Rancho Murieta is about 25 miles from Sacramento, but that drive is on SR-16 a two-lane highway, not a freeway. A plumber quoting response time based purely on mileage may be underestimating the actual drive, especially during winter weather or late-night conditions when the road through Sloughhouse and into the community requires more careful travel. Honest response time from a Sacramento County-based plumber is typically 45 to 75 minutes depending on time of day and road conditions.
We regularly serve Rancho Murieta and know the route, the gate access protocols, and the internal community roads. That familiarity matters when you’re trying to get a plumber through the North or South gate at midnight. If you’re calling during a widespread freeze event when multiple households in the area may be dealing with the same issue simultaneously calling early in the situation rather than waiting to see if the pipe resolves on its own will put you ahead of the queue.
For most frozen pipe repairs thawing a frozen section or replacing a burst pipe with the same material in the same location a permit is generally not required under Sacramento County building codes. Rancho Murieta is an unincorporated community within Sacramento County, so county rules apply rather than a city municipal code. Like-for-like pipe replacement in an accessible location typically falls below the permit threshold.

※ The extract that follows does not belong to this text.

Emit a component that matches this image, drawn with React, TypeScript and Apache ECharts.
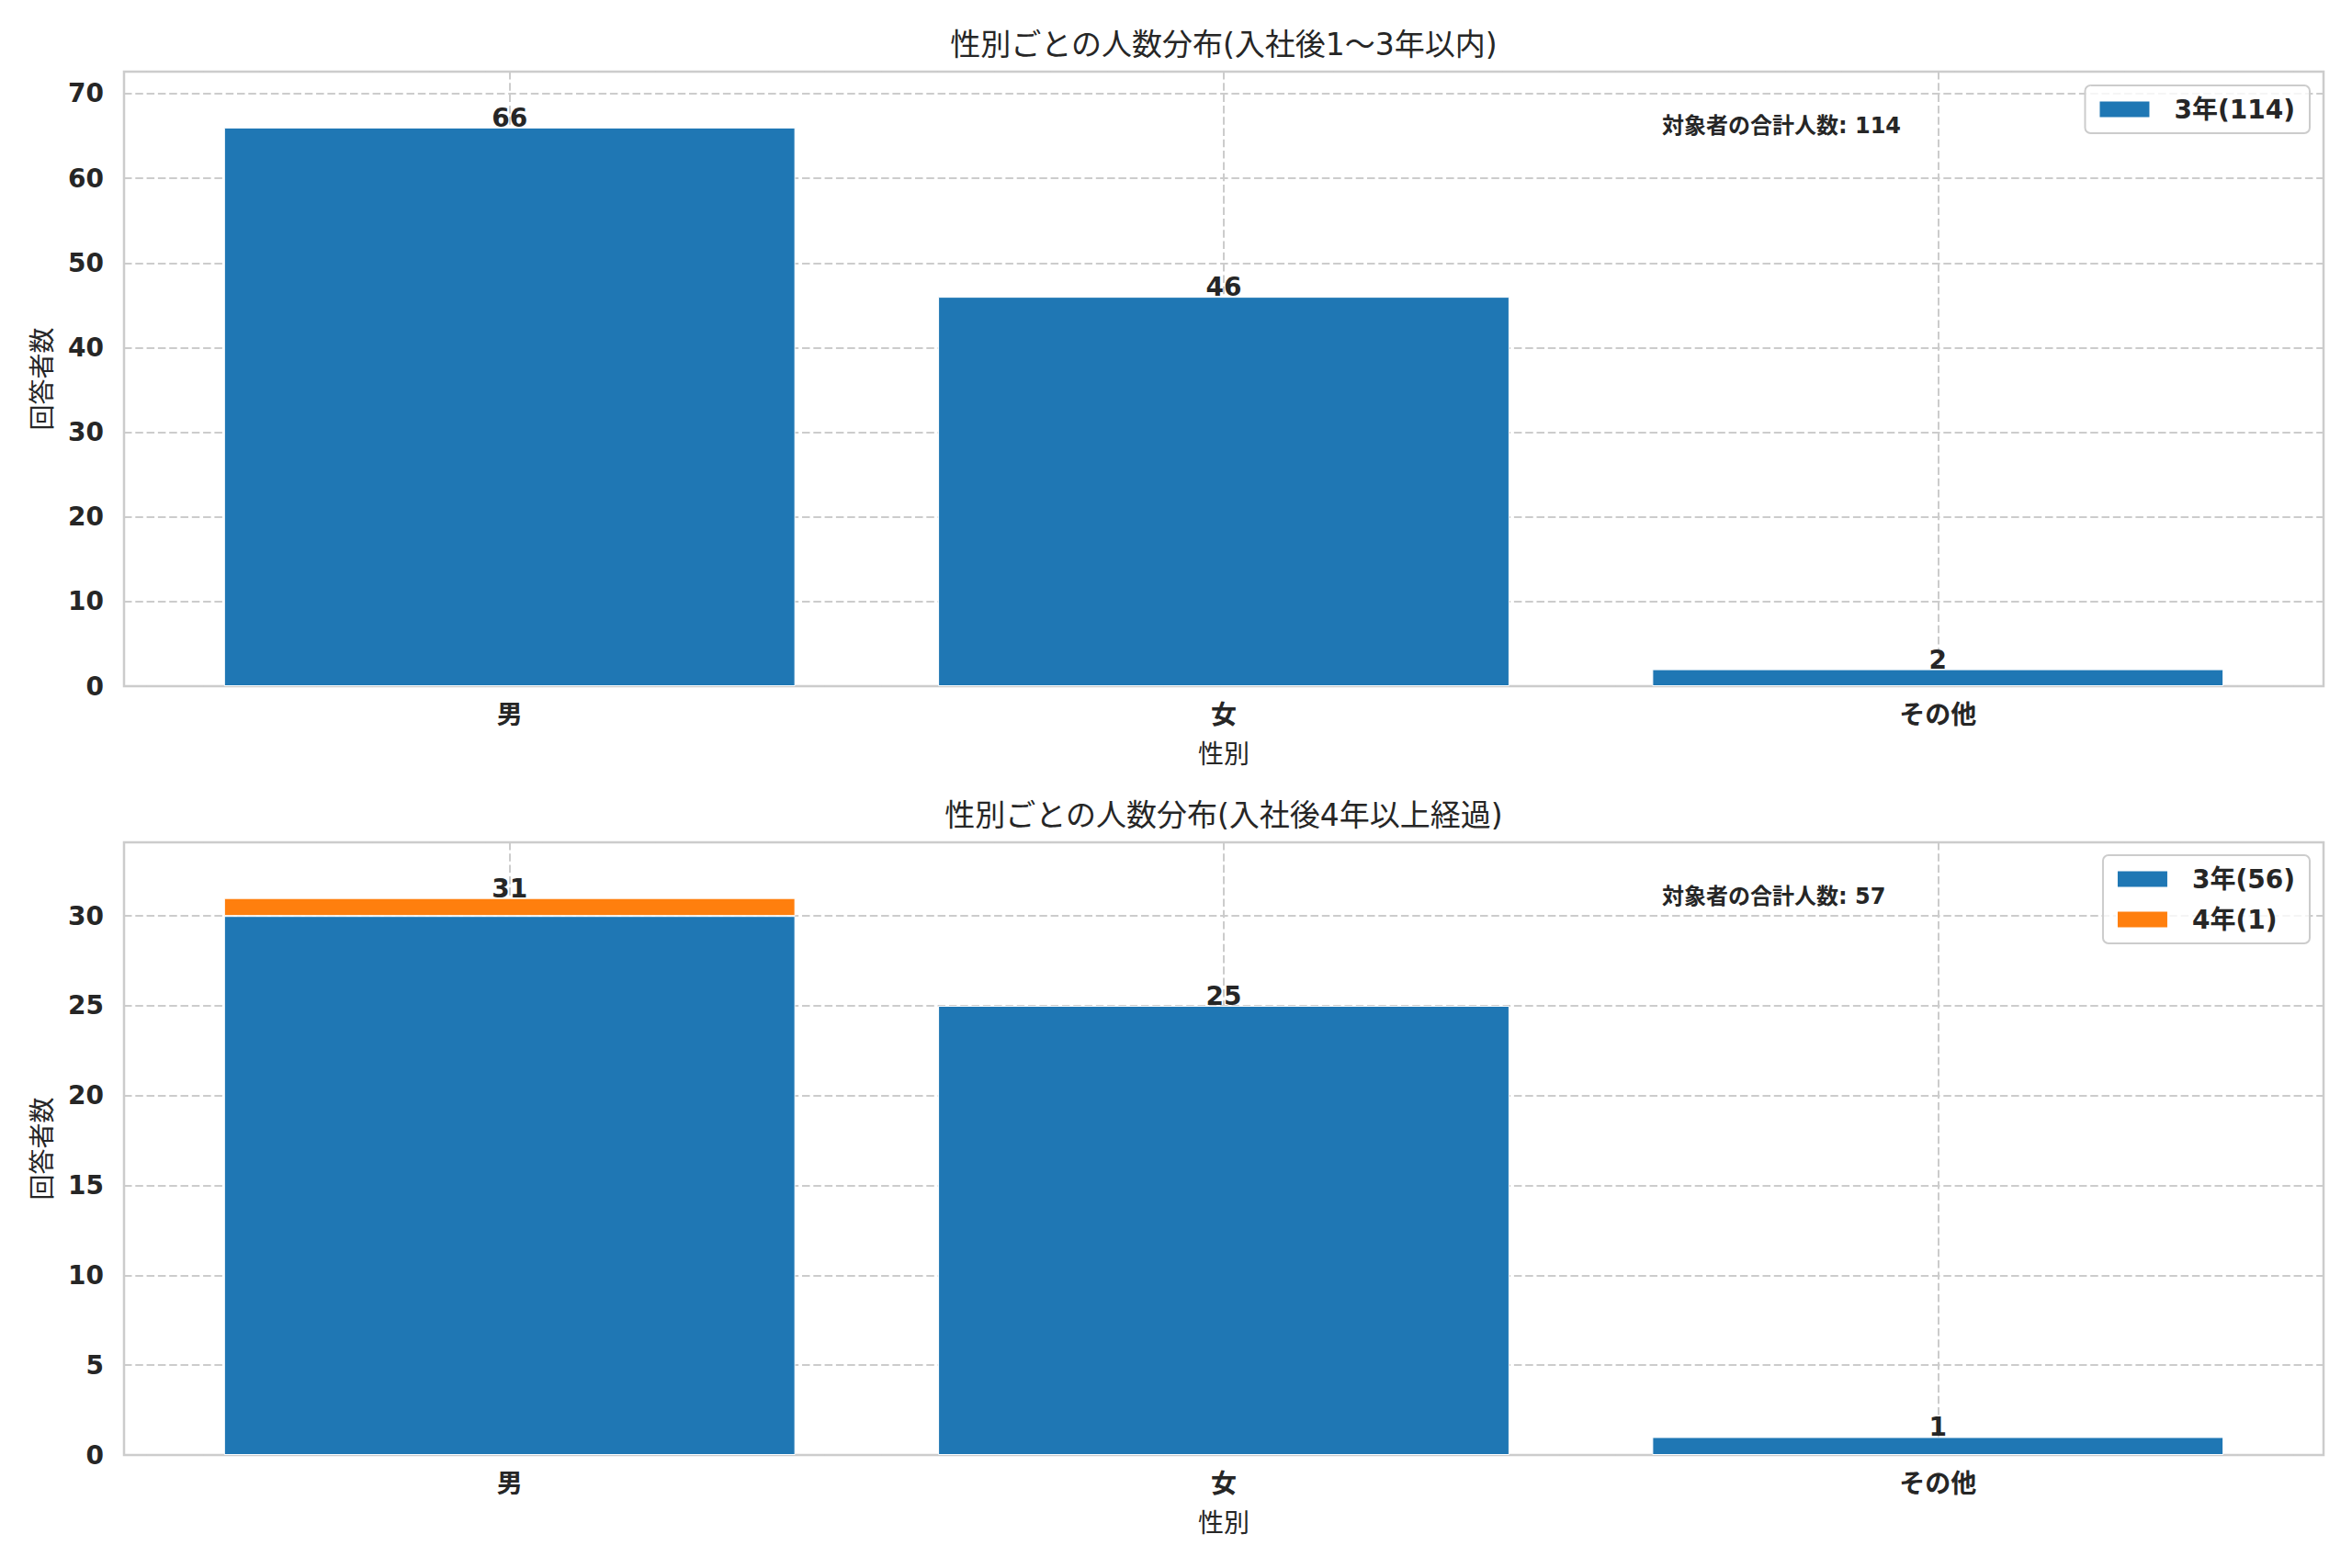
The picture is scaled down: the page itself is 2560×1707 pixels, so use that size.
import React, { useEffect, useRef } from 'react';
import * as echarts from 'echarts';

// ---- data ----
const categories = ['男', '女', 'その他'];
const topGrades = ['3年'];
const topValues3 = [66, 46, 2];
const bottomGrades = ['3年', '4年'];
const bottomValues3 = [30, 25, 1];
const bottomValues4 = [1, 0, 0];
const topTitle = '性別ごとの人数分布(入社後1～3年以内)';
const bottomTitle = '性別ごとの人数分布(入社後4年以上経過)';
const xName = '性別';
const yName = '回答者数';
const totalLabel = '対象者の合計人数';
const topYMax = 72.6;
const topYInterval = 10;
const bottomYMax = 34.1;
const bottomYInterval = 5;
const xMin = -0.54;
const xMax = 2.54;

// ---- layout / style ----
const W = 2560;
const H = 1707;
const GRID_LEFT = 135;
const GRID_WIDTH = 2394;
const TOP_GRID = { top: 78, height: 669 };
const BOTTOM_GRID = { top: 917, height: 667 };
const TEXT = '#262626';
const GRIDC = '#cccccc';
const FONT = '"DejaVu Sans", "Noto Sans CJK JP", sans-serif';
const BLUE = '#1f77b4';
const ORANGE = '#ff7f0e';

const sum = (a: number[]) => a.reduce((s, v) => s + v, 0);

export default function App() {
  const ref = useRef<HTMLDivElement>(null);
  useEffect(() => {
    if (!ref.current) return;
    const chart = echarts.init(ref.current, null, { renderer: 'svg' });
    const barWidth = (0.8 * GRID_WIDTH) / (xMax - xMin);
    const catIdx = categories.map((_, i) => i);

    const topTotals = topValues3.slice();
    const bottomTotals = bottomValues3.map((v, i) => v + bottomValues4[i]);
    const topName = `${topGrades[0]}(${sum(topValues3)})`;
    const bName3 = `${bottomGrades[0]}(${sum(bottomValues3)})`;
    const bName4 = `${bottomGrades[1]}(${sum(bottomValues4)})`;

    const dashed = { color: GRIDC, width: 2, type: [8.5, 3.8] as any };

    const xAxis = (gridIndex: number) => ({
      type: 'value',
      gridIndex,
      min: xMin,
      max: xMax,
      axisLine: { show: false },
      axisTick: { show: false, customValues: catIdx },
      axisLabel: {
        customValues: catIdx,
        formatter: (v: number) => categories[Math.round(v)] ?? '',
        margin: 17,
        fontSize: 28,
        lineHeight: 28,
        fontWeight: 'bold',
        color: TEXT,
        fontFamily: FONT,
      },
      splitLine: { show: true, lineStyle: dashed },
      name: xName,
      nameLocation: 'middle',
      nameGap: 60,
      nameTextStyle: { fontSize: 28, lineHeight: 28, color: TEXT, fontFamily: FONT },
    });

    const yAxis = (gridIndex: number, max: number, interval: number) => ({
      type: 'value',
      gridIndex,
      min: 0,
      max,
      interval,
      axisLine: { show: false },
      axisTick: { show: false },
      axisLabel: {
        formatter: (v: number) => (Math.abs(v / interval - Math.round(v / interval)) < 1e-6 ? String(v) : ''),
        margin: 22,
        fontSize: 28,
        fontWeight: 'bold',
        color: TEXT,
        fontFamily: FONT,
      },
      splitLine: { show: true, lineStyle: dashed },
      name: yName,
      nameLocation: 'middle',
      nameGap: 75,
      nameTextStyle: { fontSize: 28, lineHeight: 28, color: TEXT, fontFamily: FONT },
    });

    const legend = (top: number, names: string[]) => ({
      orient: 'vertical',
      right: W - 2514,
      top,
      data: names,
      icon: 'rect',
      itemWidth: 56,
      itemHeight: 19,
      itemGap: 14,
      padding: [11, 16, 11, 14],
      borderColor: GRIDC,
      borderWidth: 2,
      borderRadius: 6,
      backgroundColor: 'rgba(255,255,255,0.8)',
      selectedMode: false,
      textStyle: {
        fontSize: 28,
        lineHeight: 30,
        fontWeight: 'bold',
        color: TEXT,
        fontFamily: FONT,
        padding: [0, 0, 0, 21],
      },
    });

    const labelSeries = (axisIndex: number, totals: number[]) => ({
      type: 'scatter',
      xAxisIndex: axisIndex,
      yAxisIndex: axisIndex,
      data: totals.map((t, i) => [i, t]),
      symbolSize: 1,
      itemStyle: { color: 'rgba(0,0,0,0)' },
      silent: true,
      z: 5,
      label: {
        show: true,
        position: 'top',
        distance: -4,
        formatter: (p: any) => String(p.value[1]),
        fontSize: 28,
        fontWeight: 'bold',
        color: TEXT,
        opacity: 1,
        textBorderWidth: 0,
        fontFamily: FONT,
      },
    });

    const barItem = (color: string) => ({ color, borderColor: '#ffffff', borderWidth: 1 });
    // data order [value, categoryIndex] with encode so stacking runs on y
    const barData = (vals: number[]) =>
      vals.map((v, i) => (v > 0 ? [v, i] : { value: [v, i], itemStyle: { borderWidth: 0 } }));

    const textEl = (x: number, y: number, text: string, size: number, weight: string, align: string) => ({
      type: 'text',
      x,
      y,
      z: 10,
      style: {
        text,
        fill: TEXT,
        fontSize: size,
        fontWeight: weight,
        fontFamily: FONT,
        align,
        verticalAlign: 'middle',
      },
    });

    chart.setOption({
      animation: false,
      backgroundColor: '#ffffff',
      grid: [
        { left: GRID_LEFT, width: GRID_WIDTH, top: TOP_GRID.top, height: TOP_GRID.height, show: true, borderColor: GRIDC, borderWidth: 2.5, backgroundColor: 'transparent' },
        { left: GRID_LEFT, width: GRID_WIDTH, top: BOTTOM_GRID.top, height: BOTTOM_GRID.height, show: true, borderColor: GRIDC, borderWidth: 2.5, backgroundColor: 'transparent' },
      ],
      xAxis: [xAxis(0), xAxis(1)],
      yAxis: [yAxis(0, topYMax, topYInterval), yAxis(1, bottomYMax, bottomYInterval)],
      legend: [legend(93, [topName]), legend(931, [bName3, bName4])],
      series: [
        {
          type: 'bar',
          name: topName,
          xAxisIndex: 0,
          yAxisIndex: 0,
          barWidth,
          encode: { x: 1, y: 0 },
          data: barData(topValues3),
          itemStyle: barItem(BLUE),
        },
        {
          type: 'bar',
          name: bName3,
          xAxisIndex: 1,
          yAxisIndex: 1,
          stack: 'b',
          barWidth,
          encode: { x: 1, y: 0 },
          data: barData(bottomValues3),
          itemStyle: barItem(BLUE),
        },
        {
          type: 'bar',
          name: bName4,
          xAxisIndex: 1,
          yAxisIndex: 1,
          stack: 'b',
          barWidth,
          encode: { x: 1, y: 0 },
          data: barData(bottomValues4),
          itemStyle: barItem(ORANGE),
        },
        labelSeries(0, topTotals),
        labelSeries(1, bottomTotals),
      ],
      graphic: [
        textEl(GRID_LEFT + GRID_WIDTH / 2, 48, topTitle, 33, 'normal', 'center'),
        textEl(GRID_LEFT + GRID_WIDTH / 2, 887, bottomTitle, 33, 'normal', 'center'),
        textEl(1809, 137, `${totalLabel}: ${sum(topValues3)}`, 24, 'bold', 'left'),
        textEl(1809, 976, `${totalLabel}: ${sum(bottomValues3) + sum(bottomValues4)}`, 24, 'bold', 'left'),
      ],
    });
    return () => chart.dispose();
  }, []);
  return (
    <div
      ref={ref}
      style={{ position: 'fixed', left: 0, top: 0, width: W, height: H, background: '#ffffff' }}
    />
  );
}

Where permits do come into play is when the repair involves rerouting pipe, replacing a significant section of supply line, or any work that modifies the connection to the Rancho Murieta Community Services District’s distribution system. If that’s the scope of what your repair requires, we’re a licensed C-36 California plumbing contractor and handle the permit process directly you don’t need to coordinate that separately. It’s also worth noting that Rancho Murieta’s HOA structure means exterior work or anything visible from common areas may be subject to community appearance standards depending on which sub-association your home falls under. We already know to account for that.